The Rise of the Zombies (Blu-ray) helps, too. The 1.78:1/1080p AVC-encoded image is sourced from HD video and looks clean and crisp here. Detail is strong throughout, and colors are cool but well-saturated. Black levels are fine and stay consistent, while no serious digital artefacts crop up to be distracting. The video is matched by an excellent DTS-HD 5.1 track. Dialogue is clean and clear, while the rest of the soundstage is filled with well-mixed effects that provide a surprising amount of immersion for a low-budget feature.
Extras include a 5-minute making-of and a 1-minute gag reel along with trailers for other flicks by Asylum studios. This set also includes a DVD copy of the film.

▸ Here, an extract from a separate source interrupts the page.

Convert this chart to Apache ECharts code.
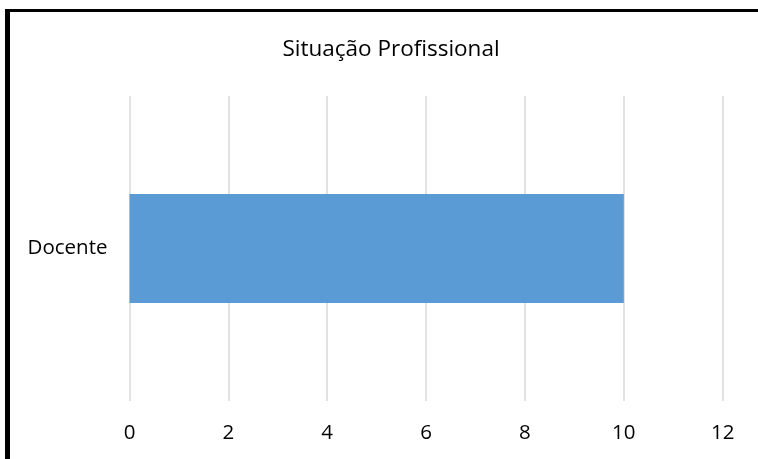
<!DOCTYPE html>
<html>
<head>
<meta charset="utf-8">
<script src="https://cdn.jsdelivr.net/npm/echarts@6/dist/echarts.min.js"></script>
<style>
  html, body { margin: 0; padding: 0; background: #fff; }
  #chart { width: 758px; height: 459px; }
</style>
</head>
<body>
<div id="chart"></div>
<script>
var categories = ['Docente'];
var values = [10];
var chartTitle = 'Situação Profissional';

var myChart = echarts.init(document.getElementById('chart'));
var option = {
    animation: false,
    title: {
        text: chartTitle,
        left: 386,
        textAlign: 'center',
        top: 33,
        textStyle: {
            color: '#000',
            fontWeight: 'normal',
            fontFamily: 'Open Sans',
            fontSize: 22.5
        }
    },
    // cadre noir (gauche + haut)
    graphic: [
        { type: 'rect', shape: { x: 5, y: 9, width: 5, height: 450 }, style: { fill: '#000' } },
        { type: 'rect', shape: { x: 5, y: 9, width: 753, height: 3 }, style: { fill: '#000' } }
    ],
    grid: {
        left: 129.5,
        right: 35.3,
        top: 96,
        bottom: 58
    },
    xAxis: {
        type: 'value',
        min: 0,
        max: 12,
        interval: 2,
        axisLine: { show: false },
        axisTick: { show: false },
        axisLabel: {
            color: '#000',
            fontFamily: 'Open Sans',
            fontSize: 20.5,
            margin: 22
        },
        splitLine: {
            lineStyle: { color: '#d9d9d9', width: 1.5 }
        }
    },
    yAxis: {
        type: 'category',
        data: categories,
        axisLine: { show: false },
        axisTick: { show: false },
        axisLabel: {
            color: '#000',
            fontFamily: 'Open Sans',
            fontSize: 20.5,
            margin: 22
        }
    },
    series: [
        {
            type: 'bar',
            data: values,
            barWidth: '35.7%',
            itemStyle: { color: '#5b9bd5' }
        }
    ]
};
myChart.setOption(option);
</script>
</body>
</html>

Of course, Rise of the Zombie is largely a forgettable zombie outing. Not even a cast full of recognizable faces can overcome the fact that everything beyond the premise is completely recycled from other, better films. Even the premise largely plays itself out quickly as the inhabitants are forced off the island, meaning we get a generic "search" flick with some recognizable locations. Though I can't fault the acting too much, the look of the film is sad in some places. Dodgy CGI is especially distracting. With this cast and some of the famous locations viewers will want desperately for the script to provide something other than a set of tired zombie clichés, but the film takes more of its cues from Frankenstein, stitching together a bunch of dead things.
There are worse zombie films out there than Rise of the Zombies. Those who are infatuated with the undead can't avoid a film that combines Danny Trejo and zombies. For them, the Blu-ray is worth a rental. For everyone else, there's nothing tempting here aside from a bizarre cast for a zombie flick.